Predictive Maintenance for Robotic Systems
Unexpected robot failure can stop production and create expensive delays. Digital twins can support predictive maintenance by continuously analyzing operational data from robotic equipment.
Instead of waiting for a component to fail, the system can identify unusual patterns such as increasing vibration, higher temperatures, declining accuracy, or abnormal energy consumption. Maintenance teams can inspect or replace components before a serious failure occurs.
This changes maintenance from a reactive process into a more proactive and data-driven strategy.
Improving Robot Performance
Digital twins provide detailed information about how robots operate over time. Businesses can use this information to identify slow processes, unnecessary movements, energy waste, and workflow bottlenecks.
Engineers can experiment with different configurations inside the virtual model and compare the results. Once an improved configuration is validated, it can be applied to the physical robotic system.
This continuous connection between virtual simulation and real-world operation helps automated systems become more efficient and adaptable.
Digital Twins in Smart Manufacturing
Smart factories are one of the biggest areas where digital twins and robotics work together. A manufacturer can create digital models of individual robots, production machines, assembly lines, and complete factory operations.
These connected models provide a broader view of the production process. Factory teams can analyze how a change in one robotic station may affect other machines, production speed, product quality, or energy usage.
Digital twins can also support production planning by allowing manufacturers to test new product designs or manufacturing workflows virtually before changing the physical production line.
Digital Twins and Autonomous Robots
Autonomous robots must understand changing environments and make decisions using real-time information. Digital twins can provide realistic virtual environments where these robots can be tested and improved.
Warehouse robots, delivery robots, drones, and other autonomous systems can be trained in simulated environments that represent real operational conditions. Developers can test unusual or dangerous situations without risking physical equipment or people.
The knowledge gained from these simulations can help improve navigation, obstacle avoidance, route planning, and decision-making.
The Role of AI and IoT
Artificial intelligence and the Internet of Things are important parts of modern digital twin systems.
IoT sensors collect information from physical robots and machines, while AI systems analyze the data to identify patterns, detect anomalies, and recommend improvements. The digital twin provides the virtual environment where this information can be visualized, simulated, and tested.

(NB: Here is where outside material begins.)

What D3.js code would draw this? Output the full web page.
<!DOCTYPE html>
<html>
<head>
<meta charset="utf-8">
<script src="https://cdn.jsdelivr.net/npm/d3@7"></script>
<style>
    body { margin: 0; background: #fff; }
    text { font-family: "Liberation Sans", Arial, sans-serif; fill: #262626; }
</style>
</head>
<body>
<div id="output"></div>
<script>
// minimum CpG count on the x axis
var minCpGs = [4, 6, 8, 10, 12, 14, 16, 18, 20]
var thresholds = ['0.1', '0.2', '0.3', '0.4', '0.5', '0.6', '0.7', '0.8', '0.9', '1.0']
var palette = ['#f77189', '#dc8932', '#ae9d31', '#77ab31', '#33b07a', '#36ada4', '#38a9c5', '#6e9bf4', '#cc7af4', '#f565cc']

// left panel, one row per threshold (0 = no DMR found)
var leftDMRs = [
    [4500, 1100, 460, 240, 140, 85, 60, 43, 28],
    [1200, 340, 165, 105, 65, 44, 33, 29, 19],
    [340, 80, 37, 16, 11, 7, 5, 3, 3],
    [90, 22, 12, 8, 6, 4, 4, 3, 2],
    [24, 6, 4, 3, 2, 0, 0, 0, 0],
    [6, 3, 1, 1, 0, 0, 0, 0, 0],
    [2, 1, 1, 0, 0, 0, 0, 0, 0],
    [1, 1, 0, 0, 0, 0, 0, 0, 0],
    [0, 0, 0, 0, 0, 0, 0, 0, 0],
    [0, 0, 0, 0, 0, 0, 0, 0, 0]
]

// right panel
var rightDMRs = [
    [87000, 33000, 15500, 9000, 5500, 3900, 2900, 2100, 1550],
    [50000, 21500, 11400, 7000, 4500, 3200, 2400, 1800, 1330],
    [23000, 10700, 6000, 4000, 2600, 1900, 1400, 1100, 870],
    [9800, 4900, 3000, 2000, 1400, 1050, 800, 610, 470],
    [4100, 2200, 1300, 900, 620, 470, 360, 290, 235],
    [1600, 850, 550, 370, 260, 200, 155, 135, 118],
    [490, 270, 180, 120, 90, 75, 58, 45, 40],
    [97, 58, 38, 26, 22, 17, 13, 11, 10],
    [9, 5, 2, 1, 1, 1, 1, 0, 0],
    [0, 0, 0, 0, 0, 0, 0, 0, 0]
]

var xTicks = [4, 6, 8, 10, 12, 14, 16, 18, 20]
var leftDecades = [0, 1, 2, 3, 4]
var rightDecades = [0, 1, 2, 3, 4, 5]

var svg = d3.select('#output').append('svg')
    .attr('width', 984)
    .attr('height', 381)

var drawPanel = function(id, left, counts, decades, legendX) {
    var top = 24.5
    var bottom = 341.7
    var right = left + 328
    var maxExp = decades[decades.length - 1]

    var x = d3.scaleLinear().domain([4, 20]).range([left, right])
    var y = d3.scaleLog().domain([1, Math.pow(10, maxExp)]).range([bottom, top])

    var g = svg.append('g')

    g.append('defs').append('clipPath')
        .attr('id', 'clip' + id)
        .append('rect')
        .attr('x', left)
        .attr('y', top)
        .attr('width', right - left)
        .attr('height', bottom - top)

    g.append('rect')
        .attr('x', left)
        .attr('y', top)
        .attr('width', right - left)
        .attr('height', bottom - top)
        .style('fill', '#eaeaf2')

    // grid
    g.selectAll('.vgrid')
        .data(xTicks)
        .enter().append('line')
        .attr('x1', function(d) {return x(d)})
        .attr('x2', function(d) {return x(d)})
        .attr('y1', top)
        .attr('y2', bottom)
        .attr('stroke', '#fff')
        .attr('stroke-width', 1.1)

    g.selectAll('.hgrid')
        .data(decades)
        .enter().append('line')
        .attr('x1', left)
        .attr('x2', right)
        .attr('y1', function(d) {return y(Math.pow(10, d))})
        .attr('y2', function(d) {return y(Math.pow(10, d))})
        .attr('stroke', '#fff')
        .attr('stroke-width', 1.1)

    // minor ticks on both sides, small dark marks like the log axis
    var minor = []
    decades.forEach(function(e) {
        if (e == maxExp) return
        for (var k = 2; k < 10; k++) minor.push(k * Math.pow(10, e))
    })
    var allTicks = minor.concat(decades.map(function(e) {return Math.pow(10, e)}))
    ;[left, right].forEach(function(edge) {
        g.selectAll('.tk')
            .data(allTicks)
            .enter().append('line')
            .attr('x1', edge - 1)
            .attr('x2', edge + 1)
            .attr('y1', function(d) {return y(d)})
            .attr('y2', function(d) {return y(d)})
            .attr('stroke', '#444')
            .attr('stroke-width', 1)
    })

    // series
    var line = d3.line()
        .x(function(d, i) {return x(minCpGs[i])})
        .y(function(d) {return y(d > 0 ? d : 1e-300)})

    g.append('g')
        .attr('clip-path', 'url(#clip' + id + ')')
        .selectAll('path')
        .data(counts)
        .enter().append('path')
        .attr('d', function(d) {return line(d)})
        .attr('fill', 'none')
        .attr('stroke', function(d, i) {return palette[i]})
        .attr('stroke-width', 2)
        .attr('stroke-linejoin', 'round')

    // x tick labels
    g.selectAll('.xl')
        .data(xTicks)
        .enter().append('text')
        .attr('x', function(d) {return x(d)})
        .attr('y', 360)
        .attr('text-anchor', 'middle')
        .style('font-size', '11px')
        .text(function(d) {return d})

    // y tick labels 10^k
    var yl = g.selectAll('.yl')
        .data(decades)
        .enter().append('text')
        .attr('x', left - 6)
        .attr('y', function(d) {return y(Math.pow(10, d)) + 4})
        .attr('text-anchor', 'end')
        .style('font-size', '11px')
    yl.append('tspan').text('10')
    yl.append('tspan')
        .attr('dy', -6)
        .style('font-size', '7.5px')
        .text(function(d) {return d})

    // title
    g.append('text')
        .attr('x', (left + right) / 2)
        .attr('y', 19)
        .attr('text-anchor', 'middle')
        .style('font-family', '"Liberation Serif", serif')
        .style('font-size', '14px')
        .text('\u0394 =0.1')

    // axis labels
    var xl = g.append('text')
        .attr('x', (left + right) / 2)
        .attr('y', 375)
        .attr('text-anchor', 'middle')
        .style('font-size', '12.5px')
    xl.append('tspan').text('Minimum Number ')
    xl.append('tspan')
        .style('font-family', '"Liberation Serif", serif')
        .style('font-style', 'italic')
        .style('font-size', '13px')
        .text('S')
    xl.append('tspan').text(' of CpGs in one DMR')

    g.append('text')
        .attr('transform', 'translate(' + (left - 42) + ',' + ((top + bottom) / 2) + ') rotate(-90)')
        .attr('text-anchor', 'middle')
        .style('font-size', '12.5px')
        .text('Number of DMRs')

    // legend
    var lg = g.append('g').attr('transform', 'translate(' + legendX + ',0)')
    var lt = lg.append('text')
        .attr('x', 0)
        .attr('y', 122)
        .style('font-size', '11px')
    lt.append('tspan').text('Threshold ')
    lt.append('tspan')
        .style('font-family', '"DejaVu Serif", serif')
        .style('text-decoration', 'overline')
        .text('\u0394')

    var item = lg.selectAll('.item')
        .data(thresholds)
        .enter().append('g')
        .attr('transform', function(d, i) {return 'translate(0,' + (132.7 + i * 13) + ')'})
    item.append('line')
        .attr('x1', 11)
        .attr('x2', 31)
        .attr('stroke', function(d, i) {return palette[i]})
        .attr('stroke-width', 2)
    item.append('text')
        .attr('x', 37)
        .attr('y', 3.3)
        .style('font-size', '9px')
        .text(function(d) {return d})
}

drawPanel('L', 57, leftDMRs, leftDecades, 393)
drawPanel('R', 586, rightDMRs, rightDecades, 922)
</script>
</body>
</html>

Together, AI, IoT, robotics, and digital twins create connected automation systems that can continuously learn from operational data and improve over time.
Benefits of Digital Twins in Robotics
The combination of digital twins and robotics offers several important advantages:
- Reduced equipment downtime through predictive maintenance
- Faster robot development and testing
- Improved operational efficiency
- Safer testing of complex or dangerous scenarios
- Better production planning and workflow optimization
- Reduced maintenance and operational costs
- Real-time visibility into robot performance
- Easier testing of system upgrades and configuration changes
- Better decision-making using real operational data
Challenges of Digital Twin Technology
Despite its benefits, implementing digital twins can be complex. Businesses need reliable sensors, connected infrastructure, accurate simulation models, secure data management, and skilled technical teams.

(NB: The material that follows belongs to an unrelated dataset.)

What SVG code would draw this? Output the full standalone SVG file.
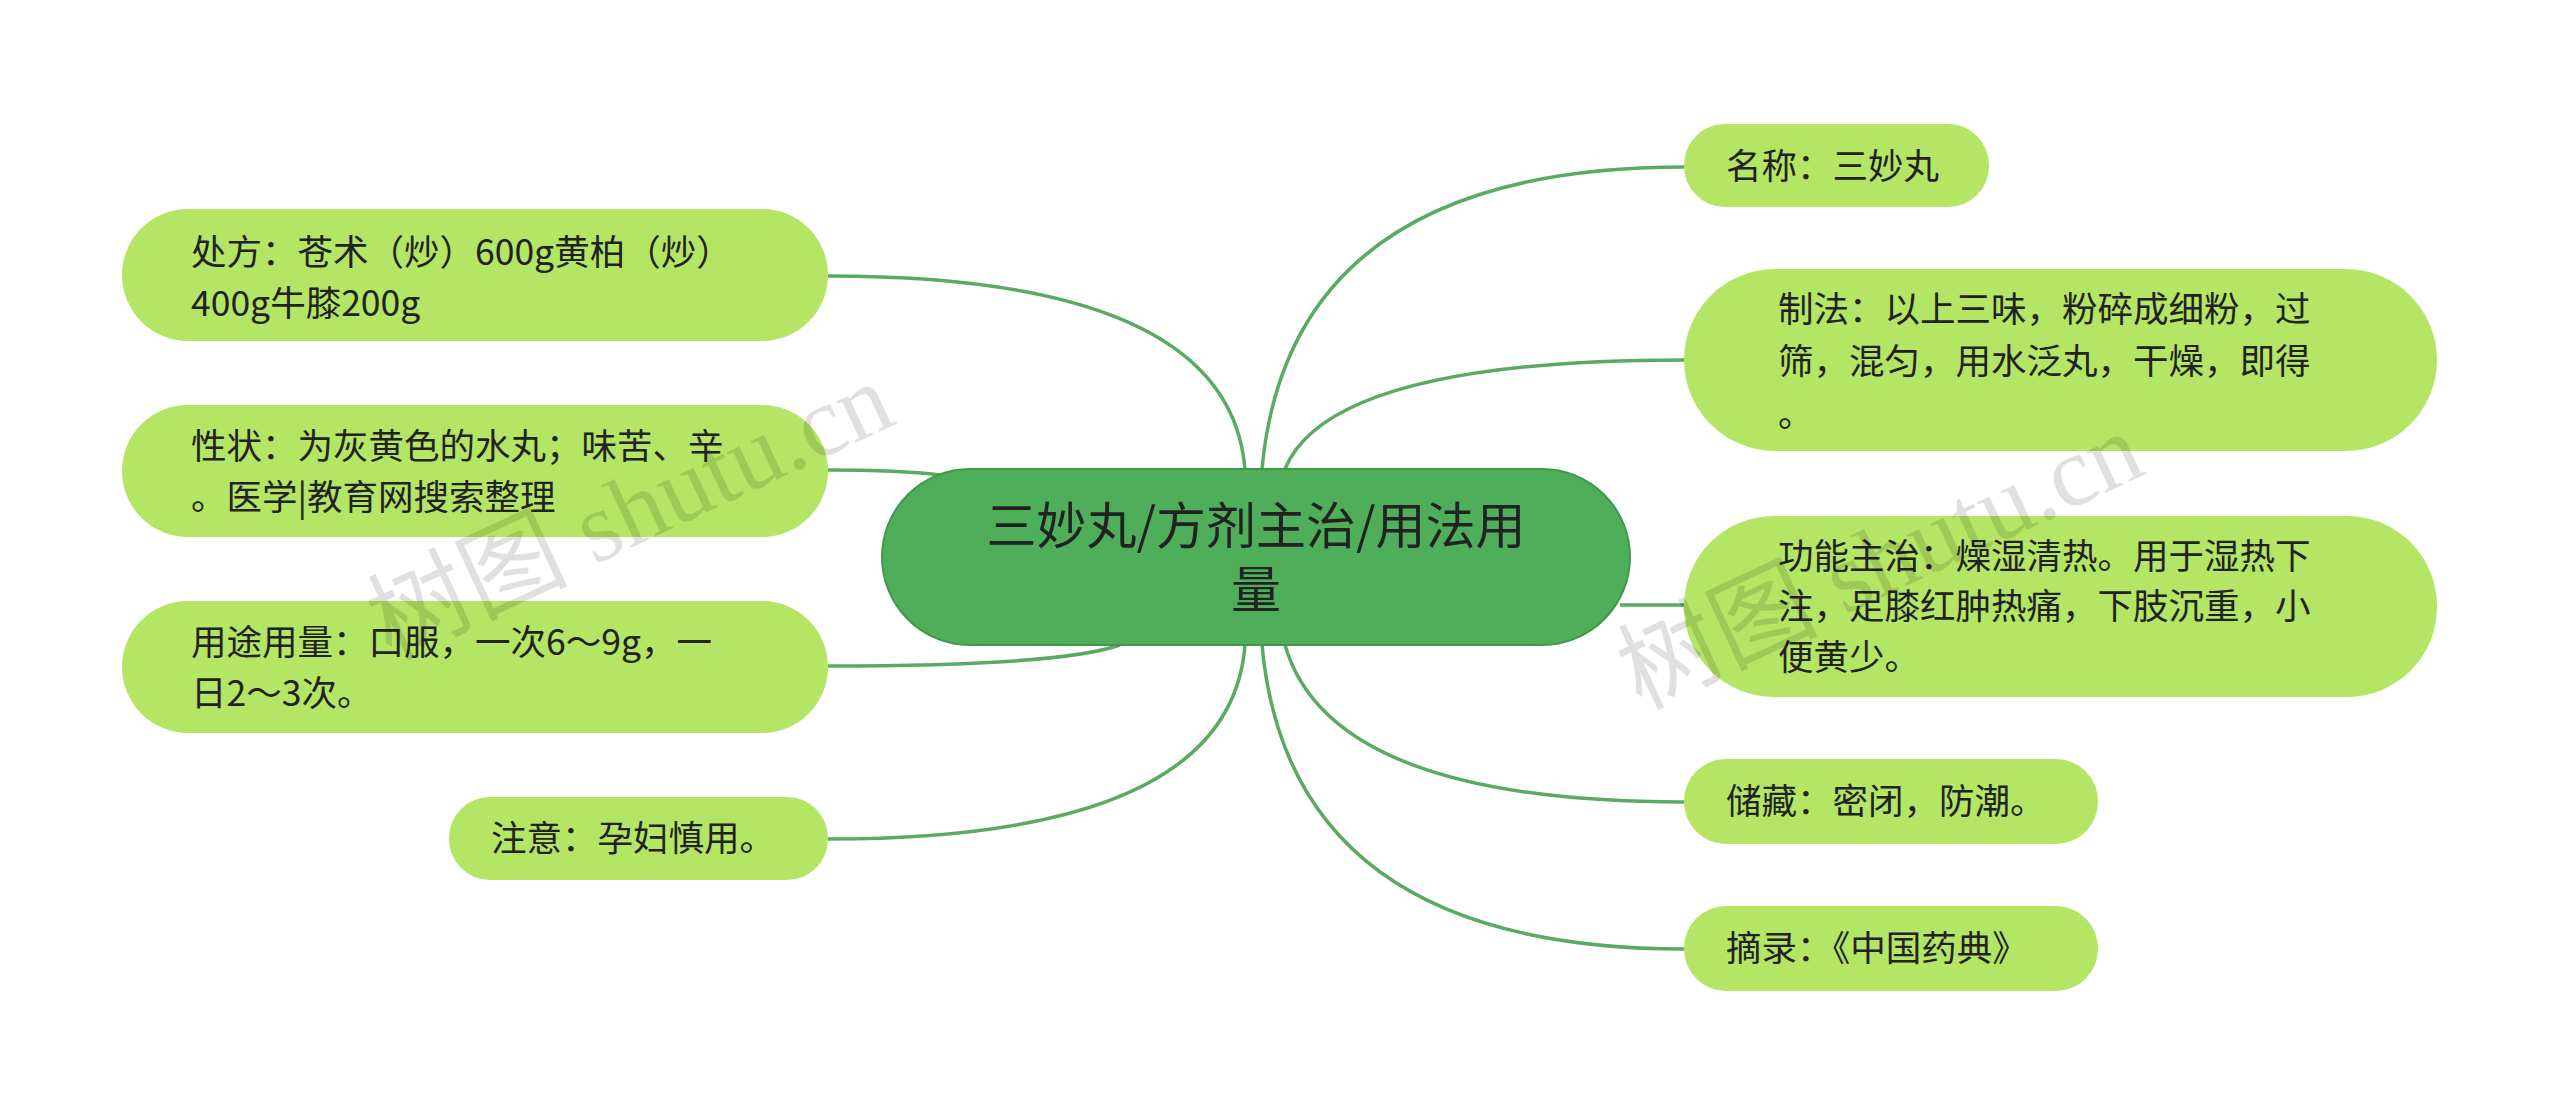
<svg xmlns="http://www.w3.org/2000/svg" width="2560" height="1113" viewBox="0 0 2560 1113">
<style>
.n{fill:#b4e564}
.t{font-family:"Noto Sans CJK SC","Noto Sans",sans-serif;font-size:35.5px;fill:#222}
.c{fill:none;stroke:#5aab61;stroke-width:3.5}
.w{font-family:"Liberation Serif","Noto Sans CJK SC",serif;font-size:100px;fill:#000;fill-opacity:0.12}
</style>
<rect width="2560" height="1113" fill="#fff"/>
<g id="connectors">
<path class="c" d="M1245 470 Q1230 276 828 276"/>
<path class="c" d="M940 475 Q900 470 828 470"/>
<path class="c" d="M1120 645 Q1060 666 828 666"/>
<path class="c" d="M1245 645 Q1230 839 828 839"/>
<path class="c" d="M1262 469 Q1290 167 1684 167"/>
<path class="c" d="M1285 469 Q1330 360 1684 360"/>
<path class="c" d="M1620 605 L1684 605"/>
<path class="c" d="M1285 645 Q1330 802 1684 802"/>
<path class="c" d="M1262 645 Q1290 949 1684 949"/>
</g>
<g id="center"><rect x="882" y="469" width="748" height="176" rx="88" fill="#4fae59" stroke="#3f9a48" stroke-width="2"/>
<text x="1256" y="544" text-anchor="middle" font-family="Noto Sans CJK SC,sans-serif" font-size="50" fill="#222">三妙丸/方剂主治/用法用</text>
<text x="1256" y="608" text-anchor="middle" font-family="Noto Sans CJK SC,sans-serif" font-size="50" fill="#222">量</text></g>
<g id="l1"><rect class="n" x="122" y="209" width="706" height="132" rx="66"/><text class="t" x="191" y="265">处方：苍术（炒）600g黄柏（炒）</text><text class="t" x="191" y="316">400g牛膝200g</text></g>
<g id="l2"><rect class="n" x="122" y="405" width="706" height="132" rx="66"/><text class="t" x="191" y="459">性状：为灰黄色的水丸；味苦、辛</text><text class="t" x="191" y="510">。医学|教育网搜索整理</text></g>
<g id="l3"><rect class="n" x="122" y="601" width="706" height="132" rx="66"/><text class="t" x="191" y="655">用途用量：口服，一次6～9g，一</text><text class="t" x="191" y="706">日2～3次。</text></g>
<g id="l4"><rect class="n" x="449" y="797" width="379" height="83" rx="41"/><text class="t" x="491" y="851">注意：孕妇慎用。</text></g>
<g id="r1"><rect class="n" x="1684" y="124" width="305" height="83" rx="41"/><text class="t" x="1726" y="179">名称：三妙丸</text></g>
<g id="r2"><rect class="n" x="1684" y="269" width="753" height="182" rx="91"/><text class="t" x="1778" y="322">制法：以上三味，粉碎成细粉，过</text><text class="t" x="1778" y="374">筛，混匀，用水泛丸，干燥，即得</text><text class="t" x="1778" y="427">。</text></g>
<g id="r3"><rect class="n" x="1684" y="516" width="753" height="181" rx="90"/><text class="t" x="1778" y="569">功能主治：燥湿清热。用于湿热下</text><text class="t" x="1778" y="619">注，足膝红肿热痛，下肢沉重，小</text><text class="t" x="1778" y="670">便黄少。</text></g>
<g id="r4"><rect class="n" x="1684" y="759" width="414" height="85" rx="42"/><text class="t" x="1726" y="814">储藏：密闭，防潮。</text></g>
<g id="r5"><rect class="n" x="1684" y="906" width="414" height="85" rx="42"/><text class="t" x="1726" y="961">摘录：《中国药典》</text></g>
<text class="w" transform="translate(390 660) rotate(-25)">树图 shutu.cn</text>
<text class="w" transform="translate(1640 710) rotate(-25)">树图 shutu.cn</text>
</svg>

The virtual model must also remain synchronized with the physical system. If sensor data is incomplete or the digital model does not accurately represent the real robot, simulation results may become less useful.
Cybersecurity is another important consideration because connected robots and digital twin platforms exchange large amounts of operational data.
The Future of Digital Twins and Robotics
The future of automation is moving toward systems that are more connected, intelligent, and adaptable. Digital twins will play an important role in this development by connecting virtual simulation with real-world robotic operations.
As artificial intelligence, sensor technology, edge computing, and simulation platforms continue to improve, digital twins are likely to become more accurate and capable. Future robotic systems may use digital twins continuously to test decisions, predict problems, optimize movements, and adapt to changing environments.
Conclusion
Digital twins and robotics are creating new possibilities for smarter automated systems. By connecting physical robots with accurate virtual models, businesses can monitor performance, test improvements, predict maintenance needs, and optimize operations without unnecessary disruption.
From smart factories and warehouses to autonomous robots and complex industrial systems, digital twin technology can make automation more efficient, reliable, and flexible. As industries continue adopting intelligent automation, the combination of digital twins, AI, IoT, and robotics will become an increasingly important part of modern digital transformation.